Document Type

Book Review

Publication Date



This essay reviews Constitutional Redemption: Political Faith in an Unjust World by Jack Balkin (2011) and Living Originalism by Jack M. Balkin (2011).

Contemporary scholarly debates about originalism and living constitutionalism are filled with claims about the political valence of these two theories. Here are some examples: "Originalism remains even now a powerful vehicle for conservative mobilization. ..." "[L]iving constitutionalism...has been at the core of progressive constitutional thought since the 1970s." "[A]ny reasonably well-informed observer knows that the term 'living Constitution' encodes liberal sympathies, just as originalism encodes conservative ones. ..." "[O]riginalism cannot easily be appropriated to progressive constitutional arguments." The conventional wisdom associates originalism with the right and living constitutionalism with the left.

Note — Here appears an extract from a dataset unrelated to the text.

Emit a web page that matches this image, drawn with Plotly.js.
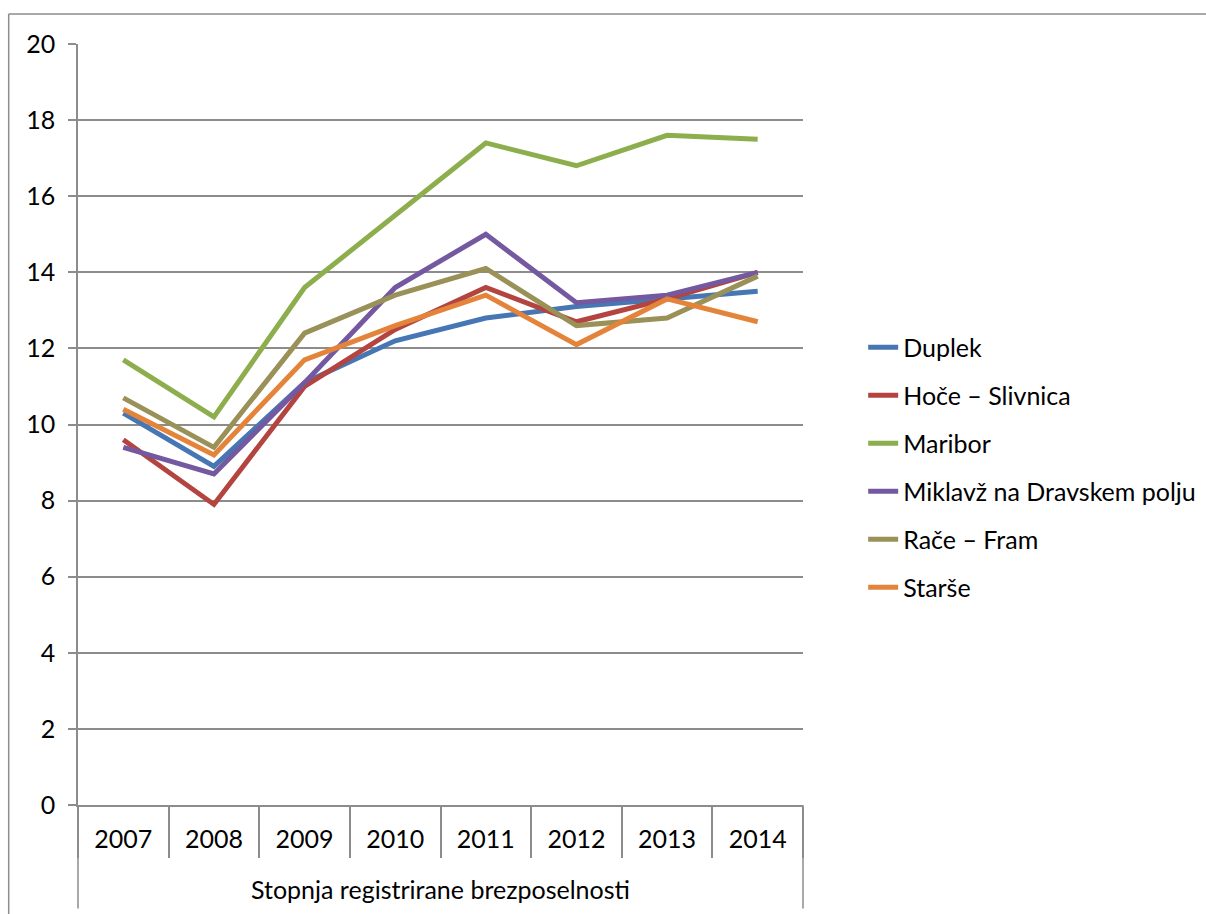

But are these claims correct? Could there be a progressive constitutional theory that is consistent with the core premises of originalism? This essay will answer these questions with a focus on the views of Jack Balkin as they were developed in Constitutional Redemption and Living Originalism. Here is the roadmap. Part II will address the question, "What is fidelity to the original meaning of the Constitution?" by laying out a brief history of originalist theory, identifying the core of originalist thought, and then explicating the idea of constitutional fidelity. Part III will address the question, "What is faith in the possibility of constitutional redemption?" by explicating the notions of redemption, faith, and possibility. Part IV will then explore the widely held view that belief in progressive constitutional redemption is impossible, and will assess Jack Balkin's arguments for a reconciliation of progressive faith and constitutional fidelity. Part V concludes.